As Beth posted on Monday, we all have high hopes that our students will build independence through our writing workshops. Our teaching is designed to last not just through that day’s workshop, or even that month’s unit, or even that school year, but for our students’ entire writing lives. What a tall order that is! And what’s more, assessing whether our students genuinely carry our teaching with them as they leave our classrooms often feels near impossible. Enter summer writing projects. Imagine sending your students off with plans, resources, and tips to mentor themselves as they pour their hearts into writing projects of their own design.  It can be done!

There are two huge considerations to ensure successful summer writing projects. The first is preparation, and the second is follow-through.

Preparation: Setting up Summer Writing Projects

Ideas

Of course, when generating ideas for summer writing projects, it is important to allow students choice in genre.
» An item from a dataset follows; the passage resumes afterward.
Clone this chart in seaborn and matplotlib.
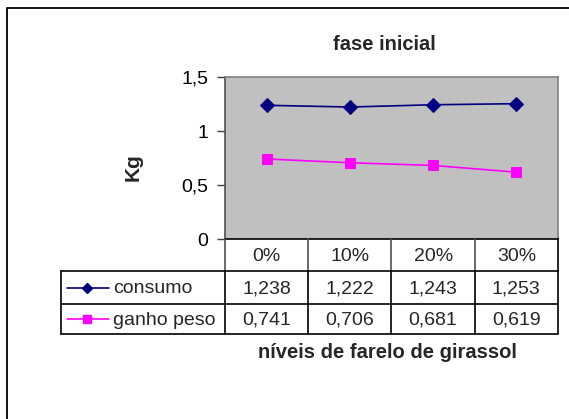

A more scaffolded way to support choice is to encourage students to choose from the genres you’ve taught during the school year. If you go this route, students will have all of the teaching you’ve done in their pockets. This would be a good way to go for writers who aren’t as experienced.

A less scaffolded way is to allow students to choose from virtually any genre that exists in the world. Students might design websites, create manuals for their favorite tech devices, or write graphic novellas. If you decide to open the options this broadly, you might encourage students to first identify a mentor text or two before they settle on a genre. Having an example of what they are aiming to create will help immensely if they are embarking on an unfamiliar kind of writing. And of course, any kind of writing they choose to do will have at its core one of the three basic writing genres: informational, opinion, or narrative writing. Channel students to consider which kind of writing their project most closely resembles, and to use qualities of that kind of writing to guide their work.

Tools

Students will next need to decide what they need in order to get the job done. When considering what tools you will gather to help your students, you might ask questions such as:
  • Do they need to be able to write on the go?
  • Will they write using iPads or another digital tool?
  • Will I send home special notebooks just for this purpose?
  • Do they need to be able to storyboard?
  • Are there digital tools I can set up to help facilitate accountability and sharing? (See below.)

Mentorship

You won’t be there if support your students in making their work better. If set up properly, mentor texts can be the next best thing to having you at your students’ sides. Students need not necessarily gather an armload of texts to study. Even one book in the proper genre will provide a wealth of teaching. A simple T-chart with columns labeled “What I notice” and “What I could try” can help your writers to look closely at author’s craft and to consider how they could emulate craft moves to make their writing better. Don’t let your students out the door for the summer without a great text or two to study in their backpacks.
Sample Mentor Text Chart
Sample Mentor Text Chart

Plans

One of the hallmark principals of NaNoWriMo (National Novel Writing Month), a phenomenon in which participants write a novel in a month, is that in order to write about 50,000 words in a month, which is an appropriate novel length, one must write about 1,600 words a day. Writers are encouraged to get out their calendars and work backwards, planning around any potential roadblocks to getting their novel finished by the end-of-month deadline.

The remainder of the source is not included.